* [Given material]:

....

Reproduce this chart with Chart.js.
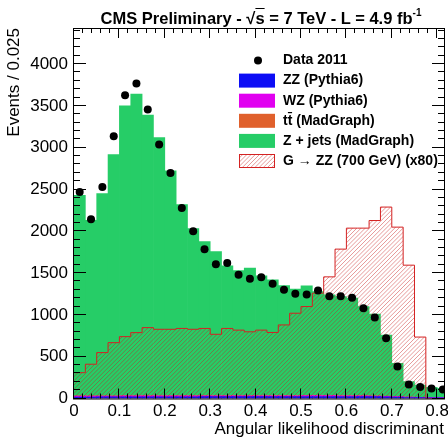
<!DOCTYPE html>
<html>
<head>
<meta charset="utf-8">
<script src="https://cdn.jsdelivr.net/npm/chart.js@4.4.1/dist/chart.umd.min.js"></script>
<style>
  html, body { margin: 0; padding: 0; background: #fff; overflow: hidden; }
  #wrap { position: relative; width: 448px; height: 438px; }
  #title { position: absolute; left: 74px; width: 374px; top: 9px; text-align: center;
           font: bold 16.5px "Liberation Sans", Arial, sans-serif; white-space: nowrap; color: #000; }
  #title .ov { text-decoration: overline; }
  #title sup { font-size: 10px; vertical-align: 0; position: relative; top: -8px; }
</style>
</head>
<body>
<div id="wrap">
  <canvas id="chart"></canvas>
  <div id="title">CMS Preliminary - √<span class="ov">s</span> = 7 TeV - L = 4.9 fb<sup>-1</sup></div>
</div>
<script>
// Angular likelihood discriminant, 33 bins of 0.025
const binWidth = 0.025;

const dataValues   = [2471, 2144, 2531, 3138, 3629, 3769, 3457, 3038, 2698, 2279, 2002, 1784, 1605, 1621, 1481, 1433, 1449, 1373, 1302, 1254, 1245, 1293, 1222, 1222, 1206, 1080, 968, 722, 383, 167, 138, 119, 109];
const zzValues     = [18, 18, 19, 19, 20, 20, 20, 21, 21, 21, 21, 22, 22, 22, 22, 22, 23, 23, 23, 23, 24, 24, 24, 24, 24, 23, 22, 20, 16, 12, 10, 8, 7];
const wzValues     = [10, 10, 10, 11, 11, 11, 11, 11, 11, 11, 10, 10, 10, 10, 10, 10, 10, 10, 10, 10, 10, 10, 10, 9, 9, 9, 8, 7, 6, 5, 4, 4, 3];
const ttValues     = [3, 3, 3, 3, 3, 3, 3, 3, 3, 3, 3, 3, 3, 3, 3, 3, 3, 3, 3, 3, 3, 3, 3, 3, 3, 3, 2, 2, 2, 1, 1, 1, 1];
const zjetsValues  = [2400, 2101, 2419, 2885, 3467, 3607, 3355, 3087, 2687, 2285, 1998, 1843, 1723, 1552, 1496, 1524, 1431, 1383, 1314, 1274, 1310, 1242, 1203, 1184, 1164, 1065, 978, 731, 397, 183, 147, 121, 111];
const signalValues = [309, 410, 549, 668, 740, 788, 848, 828, 828, 838, 828, 838, 768, 838, 818, 798, 818, 790, 880, 1020, 1100, 1260, 1455, 1787, 2038, 2038, 2129, 2290, 2050, 1595, 735, 0, 0];

const xTickValues = [0, 0.1, 0.2, 0.3, 0.4, 0.5, 0.6, 0.7, 0.8];
const yTickValues = [0, 500, 1000, 1500, 2000, 2500, 3000, 3500, 4000];
const xMinorStep = 0.02, yMinorStep = 100;

const FONT = '"Liberation Sans", Arial, sans-serif';
const HATCH = 'rgba(200,30,30,0.45)';

// bins -> points at bin centres (bars, dots) or bin edges (step outline)
const atCentres = vals => vals.map((v, i) => ({x: (i + 0.5) * binWidth, y: v}));
const atEdges = vals => vals.map((v, i) => ({x: i * binWidth, y: v})).concat([{x: vals.length * binWidth, y: 0}]);

// "/" hatch lines inside the current clip
function strokeHatch(ctx, left, top, right, bottom) {
  const h = bottom - top;
  ctx.strokeStyle = HATCH;
  ctx.lineWidth = 1;
  ctx.beginPath();
  for (let k = left - h; k < right; k += 4.2) {
    ctx.moveTo(k, bottom);
    ctx.lineTo(k + h, top);
  }
  ctx.stroke();
}

const barStyle = {type: 'bar', stack: 'mc', barPercentage: 1, categoryPercentage: 1, borderWidth: 0};

const frameAndLegend = {
  id: 'frameAndLegend',
  beforeDatasetDraw(chart, args) {
    if (!args.meta.dataset || !chart.data.datasets[args.index].hatched) return;
    const {ctx, chartArea: a} = chart;
    const pts = args.meta.data;
    const base = chart.scales.y.getPixelForValue(0);
    ctx.save();
    ctx.beginPath();
    ctx.rect(a.left, a.top, a.right - a.left, a.bottom - a.top);
    ctx.clip();
    ctx.beginPath();
    ctx.moveTo(pts[0].x, base);
    pts.forEach((p, i) => {
      if (i > 0) ctx.lineTo(p.x, pts[i - 1].y);
      ctx.lineTo(p.x, p.y);
    });
    ctx.lineTo(pts[pts.length - 1].x, base);
    ctx.closePath();
    ctx.clip();
    strokeHatch(ctx, a.left, a.top, a.right, a.bottom);
    ctx.restore();
  },
  afterDatasetsDraw(chart) {
    const {ctx, chartArea: a, scales: {x, y}} = chart;
    ctx.save();
    ctx.strokeStyle = '#000';
    ctx.lineWidth = 1;
    ctx.strokeRect(a.left - 0.5, a.top + 0.5, a.right - a.left + 1, a.bottom - a.top);
    ctx.beginPath();
    for (let i = 0; i * xMinorStep <= x.max + 1e-9; i++) {
      const px = Math.round(x.getPixelForValue(i * xMinorStep)) - 0.5;
      const len = i % 5 === 0 ? 10 : 5;
      ctx.moveTo(px, a.bottom); ctx.lineTo(px, a.bottom - len);
      ctx.moveTo(px, a.top); ctx.lineTo(px, a.top + len);
    }
    for (let i = 0; i * yMinorStep <= y.max; i++) {
      const py = Math.round(y.getPixelForValue(i * yMinorStep)) - 0.5;
      const len = i % 5 === 0 ? 12 : 6;
      ctx.moveTo(a.left, py); ctx.lineTo(a.left + len, py);
      ctx.moveTo(a.right, py); ctx.lineTo(a.right - len, py);
    }
    ctx.stroke();
    ctx.restore();
  },
  afterDraw(chart) {
    const ctx = chart.ctx;
    const ds = chart.data.datasets;
    ctx.save();
    ctx.font = 'bold 14px ' + FONT;
    ctx.textBaseline = 'middle';
    [0, 2, 3, 4, 5, 1].forEach((di, row) => {
      const d = ds[di];
      const cy = 60.5 + row * 20.1;
      if (d.showLine === false) {
        ctx.fillStyle = d.backgroundColor;
        ctx.beginPath();
        ctx.arc(258, cy, d.pointRadius, 0, Math.PI * 2);
        ctx.fill();
      } else if (d.hatched) {
        ctx.save();
        ctx.beginPath();
        ctx.rect(239, cy - 7, 36, 14);
        ctx.clip();
        strokeHatch(ctx, 239, cy - 7, 275, cy + 7);
        ctx.restore();
        ctx.strokeStyle = d.borderColor;
        ctx.lineWidth = 1;
        ctx.strokeRect(239.5, cy - 6.5, 35, 13);
      } else {
        ctx.fillStyle = d.backgroundColor;
        ctx.fillRect(239, cy - 7, 36, 14);
      }
      ctx.fillStyle = '#000';
      ctx.fillText(d.label, 283, cy);
    });
    ctx.restore();
  }
};

new Chart(document.getElementById('chart'), {
  type: 'bar',
  data: {
    datasets: [
      {type: 'line', label: 'Data 2011', data: atCentres(dataValues), showLine: false, stack: 'data',
       pointRadius: 4, backgroundColor: '#000', borderWidth: 0, order: 0},
      {type: 'line', label: 'G \u2192 ZZ (700 GeV) (x80)', data: atEdges(signalValues), stack: 'sig',
       stepped: 'before', fill: false, hatched: true, pointRadius: 0, borderColor: '#d42222', borderWidth: 1,
       backgroundColor: 'transparent', order: 1},
      {...barStyle, label: 'ZZ (Pythia6)', data: atCentres(zzValues), backgroundColor: '#0d0df5', order: 2},
      {...barStyle, label: 'WZ (Pythia6)', data: atCentres(wzValues), backgroundColor: '#e100f0', order: 3},
      {...barStyle, label: 'tt\u0304 (MadGraph)', data: atCentres(ttValues), backgroundColor: '#e0602c', order: 4},
      {...barStyle, label: 'Z + jets (MadGraph)', data: atCentres(zjetsValues), backgroundColor: '#26cd67', order: 5}
    ]
  },
  options: {
    responsive: true,
    maintainAspectRatio: false,
    animation: false,
    events: [],
    devicePixelRatio: 1,
    layout: {padding: {top: 28, left: 0, right: 0, bottom: 0}},
    plugins: {legend: {display: false}, tooltip: {enabled: false}},
    scales: {
      x: {
        type: 'linear', min: 0, max: 0.815, offset: false,
        grid: {display: false, drawTicks: false, offset: false}, border: {display: false},
        afterBuildTicks: s => { s.ticks = xTickValues.map(v => ({value: v})); },
        afterFit: s => { s.height = 39.5; s.paddingLeft = 0; s.paddingRight = 0; },
        ticks: {autoSkip: false, maxRotation: 0, padding: 3, color: '#000',
                font: {family: FONT, size: 17}, callback: v => String(v)},
        title: {display: true, text: 'Angular likelihood discriminant', align: 'end', color: '#000',
                padding: 0, font: {family: FONT, size: 17, lineHeight: 1}}
      },
      y: {
        stacked: true, min: 0, max: 4432,
        grid: {display: false, drawTicks: false}, border: {display: false},
        afterBuildTicks: s => { s.ticks = yTickValues.map(v => ({value: v})); },
        afterFit: s => { s.width = 74; },
        ticks: {autoSkip: false, padding: 6, color: '#000', font: {family: FONT, size: 17},
                callback: v => String(v)},
        title: {display: true, text: 'Events / 0.025', align: 'end', color: '#000',
                padding: {top: 4, bottom: 0}, font: {family: FONT, size: 17, lineHeight: 1.2}}
      }
    }
  },
  plugins: [frameAndLegend]
});
</script>
</body>
</html>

....

* [Stated exercise]: From the first line above through the line containing "const binWidth = 0.025;", copy everything exactly, without the pictures.

* [The output]:
Reproduce this chart with Chart.js.
<!DOCTYPE html>
<html>
<head>
<meta charset="utf-8">
<script src="https://cdn.jsdelivr.net/npm/chart.js@4.4.1/dist/chart.umd.min.js"></script>
<style>
  html, body { margin: 0; padding: 0; background: #fff; overflow: hidden; }
  #wrap { position: relative; width: 448px; height: 438px; }
  #title { position: absolute; left: 74px; width: 374px; top: 9px; text-align: center;
           font: bold 16.5px "Liberation Sans", Arial, sans-serif; white-space: nowrap; color: #000; }
  #title .ov { text-decoration: overline; }
  #title sup { font-size: 10px; vertical-align: 0; position: relative; top: -8px; }
</style>
</head>
<body>
<div id="wrap">
  <canvas id="chart"></canvas>
  <div id="title">CMS Preliminary - √<span class="ov">s</span> = 7 TeV - L = 4.9 fb<sup>-1</sup></div>
</div>
<script>
// Angular likelihood discriminant, 33 bins of 0.025
const binWidth = 0.025;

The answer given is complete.